The contrast between this vicious blood-frenzy and the everyday is typical of Erpenbeck’s writing, as is the perfect, almost poetic phrasing – aided, once again, by the expert translation of Susan Bernofsky. The widow moves away with her daughter – the first of a number of moves in the vain hope of finding a safe haven. In some versions of the stories which follow the daughter never discovers the reason for her father’s absence. The daughter marries, and the novel opens with her own daughter dying:
“The Lord gave, and the Lord took away, her grandmother said to her at the edge of the grave. But that wasn’t right, because the Lord had taken away much more than there had been to start with, and everything her child might have become was now lying there at the bottom of the pit, waiting to be covered up.”
It is this potential life, or lives, which Erpenbeck goes onto unfold, after first demonstrating the consequences that the baby’s death has for the mother and father. This first Book is followed by an Intermezzo which begins, “But if, for example…” and goes on to describe the effect of the child’s survival, including the relocation of the family to Vienna. We then re-join them in Book II shortly after the end of the First World War. The pattern is now set: each of the five Books will end with her death at different stages of her life; the Intermezzo which follows will suggest a route to survival, and we will begin again.

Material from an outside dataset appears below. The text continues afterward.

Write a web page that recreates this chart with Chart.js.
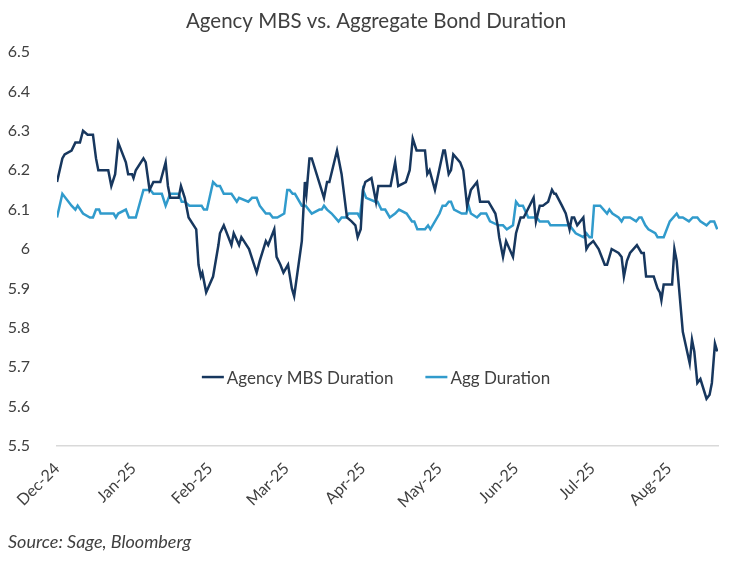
<!DOCTYPE html>
<html>
<head>
<meta charset="utf-8">
<script src="https://cdn.jsdelivr.net/npm/chart.js@4.4.1/dist/chart.umd.min.js"></script>
<style>
  html, body { margin: 0; padding: 0; background: #fff; }
  #wrap { width: 750px; height: 563px; }
</style>
</head>
<body>
<div id="wrap"><canvas id="durationChart" width="750" height="563"></canvas></div>
<script>
// Month labels sit at integer x positions (0 = Dec-24)
const monthLabels = ["Dec-24", "Jan-25", "Feb-25", "Mar-25", "Apr-25", "May-25", "Jun-25", "Jul-25", "Aug-25"];
const yTicks = [5.5, 5.6, 5.7, 5.8, 5.9, 6.0, 6.1, 6.2, 6.3, 6.4, 6.5];
const chartTitle = "Agency MBS vs. Aggregate Bond Duration";
const sourceText = "Source: Sage, Bloomberg";

// Agency MBS Duration (x = months since start of Dec-24)
const mbsX = [
  0.00,0.07,0.10,0.19,0.24,0.30,0.34,0.40,0.47,0.51,
  0.54,0.67,0.71,0.76,0.80,0.90,0.93,0.98,1.00,1.03,
  1.13,1.16,1.21,1.26,1.35,1.42,1.45,1.48,1.59,1.62,
  1.67,1.72,1.82,1.85,1.88,1.90,1.95,2.04,2.11,2.13,
  2.18,2.28,2.31,2.38,2.41,2.51,2.61,2.65,2.73,2.76,
  2.84,2.87,2.92,2.96,3.02,3.07,3.10,3.20,3.24,3.26,
  3.30,3.33,3.49,3.53,3.56,3.66,3.72,3.79,3.85,3.90,
  3.93,3.97,4.00,4.03,4.11,4.17,4.20,4.36,4.42,4.46,
  4.56,4.61,4.65,4.70,4.81,4.84,4.87,4.94,5.05,5.07,
  5.12,5.15,5.18,5.27,5.31,5.36,5.41,5.49,5.53,5.64,
  5.73,5.76,5.78,5.83,5.87,5.96,6.00,6.06,6.10,6.23,
  6.26,6.31,6.35,6.42,6.47,6.50,6.52,6.60,6.65,6.70,
  6.73,6.76,6.80,6.88,6.92,6.95,7.01,7.08,7.10,7.16,
  7.19,7.25,7.34,7.38,7.41,7.45,7.49,7.58,7.64,7.67,
  7.70,7.80,7.85,7.88,7.90,7.93,8.04,8.07,8.10,8.18,
  8.27,8.30,8.33,8.37,8.41,8.49,8.53,8.56,8.60,8.63
];
const mbsY = [
  6.17,6.23,6.24,6.25,6.27,6.27,6.30,6.29,6.29,6.23,
  6.20,6.20,6.16,6.19,6.27,6.22,6.19,6.19,6.18,6.20,
  6.23,6.22,6.15,6.17,6.17,6.22,6.16,6.13,6.13,6.16,
  6.13,6.08,6.05,5.96,5.93,5.94,5.89,5.93,6.01,6.04,
  6.06,6.01,6.04,6.01,6.03,6.00,5.94,5.97,6.02,6.01,
  6.05,5.98,5.96,5.94,5.96,5.90,5.88,6.02,6.17,6.14,
  6.23,6.23,6.13,6.17,6.17,6.25,6.19,6.08,6.07,6.06,
  6.03,6.05,6.15,6.17,6.18,6.12,6.16,6.16,6.22,6.16,
  6.17,6.20,6.28,6.25,6.25,6.19,6.20,6.15,6.25,6.25,
  6.19,6.20,6.24,6.22,6.20,6.11,6.15,6.17,6.12,6.12,
  6.09,6.06,6.03,5.98,6.02,5.98,6.04,6.08,6.08,6.13,
  6.07,6.11,6.11,6.12,6.15,6.14,6.14,6.11,6.09,6.05,
  6.08,6.08,6.06,6.08,6.00,6.01,6.02,6.00,5.99,5.96,
  5.96,6.00,5.99,5.98,5.93,5.97,5.99,6.01,5.99,5.99,
  5.93,5.93,5.90,5.89,5.87,5.91,5.91,6.00,5.97,5.79,
  5.71,5.77,5.74,5.66,5.67,5.62,5.63,5.66,5.76,5.74
];

// Agg Duration
const aggX = [
  0.00,0.07,0.19,0.24,0.27,0.34,0.43,0.47,0.51,0.55,
  0.57,0.74,0.77,0.80,0.90,0.94,1.03,1.13,1.22,1.26,
  1.37,1.42,1.48,1.59,1.63,1.67,1.73,1.89,1.92,1.96,
  2.04,2.09,2.13,2.18,2.28,2.35,2.38,2.50,2.55,2.61,
  2.65,2.73,2.78,2.82,2.88,2.97,3.01,3.04,3.08,3.11,
  3.20,3.25,3.33,3.43,3.46,3.49,3.53,3.59,3.68,3.72,
  3.78,3.81,3.93,3.96,4.00,4.04,4.16,4.19,4.24,4.29,
  4.35,4.42,4.47,4.57,4.64,4.67,4.71,4.81,4.85,4.88,
  5.00,5.04,5.08,5.12,5.15,5.19,5.29,5.35,5.38,5.41,
  5.49,5.54,5.61,5.66,5.77,5.83,5.88,5.96,6.00,6.04,
  6.09,6.16,6.21,6.27,6.31,6.42,6.45,6.70,6.78,6.88,
  6.92,6.96,6.99,7.02,7.10,7.19,7.22,7.26,7.34,7.38,
  7.41,7.49,7.57,7.61,7.64,7.69,7.73,7.82,7.85,7.93,
  8.01,8.10,8.13,8.18,8.26,8.31,8.37,8.41,8.49,8.54,
  8.59,8.63
];
const aggY = [
  6.08,6.14,6.11,6.10,6.11,6.09,6.08,6.08,6.10,6.10,
  6.09,6.09,6.08,6.09,6.10,6.08,6.08,6.15,6.15,6.14,
  6.14,6.11,6.14,6.14,6.12,6.12,6.11,6.11,6.10,6.10,
  6.17,6.16,6.16,6.14,6.14,6.12,6.13,6.12,6.13,6.13,
  6.11,6.09,6.09,6.08,6.08,6.09,6.15,6.15,6.14,6.14,
  6.11,6.11,6.09,6.10,6.10,6.11,6.10,6.09,6.07,6.08,
  6.08,6.09,6.09,6.08,6.15,6.13,6.12,6.12,6.10,6.10,
  6.08,6.09,6.10,6.09,6.07,6.07,6.05,6.05,6.06,6.05,
  6.09,6.11,6.11,6.12,6.12,6.10,6.09,6.09,6.11,6.09,
  6.08,6.09,6.09,6.07,6.06,6.06,6.05,6.06,6.12,6.11,
  6.11,6.08,6.08,6.08,6.07,6.07,6.06,6.06,6.04,6.03,
  6.04,6.03,6.03,6.11,6.11,6.09,6.10,6.09,6.08,6.07,
  6.08,6.08,6.07,6.08,6.08,6.06,6.05,6.04,6.03,6.03,
  6.07,6.09,6.08,6.08,6.07,6.08,6.08,6.07,6.06,6.07,
  6.07,6.05
];

const FONT = "Lato, 'Open Sans', sans-serif";
const TEXT_COLOR = "#404040";
const DARK = "#17375e";
const LIGHT = "#319bcc";

function toPoints(xs, ys) {
  return xs.map((x, i) => ({ x: x, y: ys[i] }));
}

// Title, source and legend are drawn by hand so they can sit where Excel put them
const chartText = {
  id: "chartText",
  afterDraw(chart) {
    const ctx = chart.ctx;
    ctx.save();
    ctx.fillStyle = TEXT_COLOR;
    ctx.textBaseline = "middle";

    // title
    ctx.font = "20.5px " + FONT;
    ctx.textAlign = "center";
    ctx.fillText(chartTitle, 376, 21);

    // source note
    ctx.font = "italic 18px " + FONT;
    ctx.textAlign = "left";
    ctx.fillText(sourceText, 8, 542);

    // legend inside the plot
    const sets = chart.data.datasets;
    const lineLen = 22, gapText = 3, gapItem = 32;
    ctx.font = "17px " + FONT;
    const widths = sets.map(ds => lineLen + gapText + ctx.measureText(ds.label).width);
    const total = widths.reduce((a, b) => a + b, 0) + gapItem * (sets.length - 1);
    let x = 376 - total / 2;
    const y = chart.scales.y.getPixelForValue(5.675);
    sets.forEach((ds, i) => {
      ctx.strokeStyle = ds.borderColor;
      ctx.lineWidth = 2.5;
      ctx.beginPath();
      ctx.moveTo(x, y);
      ctx.lineTo(x + lineLen, y);
      ctx.stroke();
      ctx.fillText(ds.label, x + lineLen + gapText, y + 1);
      x += widths[i] + gapItem;
    });
    ctx.restore();
  }
};

const ctx = document.getElementById("durationChart").getContext("2d");
new Chart(ctx, {
  type: "line",
  data: {
    datasets: [
      {
        label: "Agency MBS Duration",
        data: toPoints(mbsX, mbsY),
        borderColor: DARK,
        borderWidth: 2.5,
        pointRadius: 0,
        tension: 0
      },
      {
        label: "Agg Duration",
        data: toPoints(aggX, aggY),
        borderColor: LIGHT,
        borderWidth: 2.5,
        pointRadius: 0,
        tension: 0
      }
    ]
  },
  options: {
    responsive: false,
    animation: false,
    layout: { padding: { left: 0, right: 32, top: 52, bottom: 31 } },
    plugins: {
      legend: { display: false },
      tooltip: { enabled: false },
      title: { display: false }
    },
    scales: {
      x: {
        type: "linear",
        min: 0,
        max: 8.64,
        grid: { display: false },
        border: { display: true, color: "#d9d9d9", width: 1.5 },
        afterBuildTicks: scale => {
          scale.ticks = monthLabels.map((_, i) => ({ value: i }));
        },
        afterFit: scale => { scale.height = 86; },
        ticks: {
          autoSkip: false,
          minRotation: 45,
          maxRotation: 45,
          padding: 5,
          color: TEXT_COLOR,
          font: { family: FONT, size: 16 },
          callback: v => monthLabels[v]
        }
      },
      y: {
        min: 5.5,
        max: 6.5,
        grid: { display: false },
        border: { display: false },
        afterBuildTicks: scale => {
          scale.ticks = yTicks.map(v => ({ value: v }));
        },
        afterFit: scale => { scale.width = 57; },
        ticks: {
          padding: 19,
          color: TEXT_COLOR,
          font: { family: FONT, size: 16 },
          callback: v => String(Number(v.toFixed(1)))
        }
      }
    }
  },
  plugins: [chartText]
});
</script>
</body>
</html>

There is nothing life-affirming in this journey, however. We are taken beyond the effects of the First World War, through the Second World War, and east to Russia. The girl’s birth in 1902 means that her life is that of the 20th century. When she survives as teenager she becomes radicalised and joins the Communist party, leaving for Moscow as result of the rise of Nazism. In her final life she lives long enough to see the reunification of Germany. Throughout Erpenbeck demonstrates that, though she may be able to conjure survival with her pen, survival in the world itself is difficult – and not dying is the least of it, particularly for women. Avenues of survival are few, and often rely on men – prostitution features more than once. While Erpenbeck uses the novel’s structure to show the role fate plays in death, it is the characters’ lives which feel fated, and often outwith their control:
“How long does a life last anyhow?
Seventy or eighty years?
Doesn’t she already know more than she can bear?”
Throughout the family carry with them a complete set of Goethe – representing the civilisation they never find – until eventually it, too, has to be sold. When the protagonist’s son unknowingly encounters it in an antique shop – along with other jetsam from his mother’s life – he contemplates buying it, but decides:
“…who knows whether he’d still have time to read an edition of collected works, he isn’t getting any younger.”
Time may seem to be the enemy, but Erpenbeck’s novel suggests that we might live many lives unfulfilled.
Tags: end of days, jenny erpenbeck
March 8, 2015 at 7:09 pm |
Great review, Grant. Your first quote and accompanying commentary stopped me in my tracks – it’s so arresting.
I do want to read this book, but it’s possibly a little bleak for where I’d like to be in the next few months. One for the later in the year perhaps.
Does this one count towards your #TBR20? If so, I suspect you’ve chosen wisely – I wouldn’t be surprised to see it on the IFFP longlist!
March 9, 2015 at 2:42 pm |
It wasn’t on my original ##TBR20 list but I decided to read it in an IFFP panic! If I’d had any sense I would have made sure my 20 books were all eligible for the prize. I do hope it’s on the list, and not just because I’ve now read it! I think she’s a wonderful writer.
March 20, 2015 at 3:10 am |
I’m not sure why, with such bleakness, this book is also so very poignant. It touched me to the core, perhaps partly because Erpenbeck’s writing was able to connect me to so many aspects of myself: daughter, mother, wife. Those parts were even moreover piercing to me than the Jewish aspect, for which I have no personal connection.
However, I do read the Bible every year, and I loved her use of Scrioture, as well as her reference to Lot and his wife. First, that she should not have looked back and become a pillar of salt; secondly, when the Angels come to Lot’s house and the evil townspeople want to have their way with them. So interesting that she would use Lot’s story from the Old Testament in her modern book. Of course, those Biblical stories never grow old becuase of all the truth they contain.
March 21, 2015 at 1:11 pm |
I wonder – does Lot’s wife remain anonymous as the central character in The End of Days does?
Although having no personal connection to either the Jewish or female facets of the novel, I would agree that I felt the novel was more about the experience of being female. I think it is Erpenbeck’s style which makes the bleakness both heart-breaking and bearable (which suggests she has been wonderfully translated by Susan Bernofsky).
March 21, 2015 at 2:42 pm
Absolutely! It’s a beautiful translation from what I can tell, not knowing German.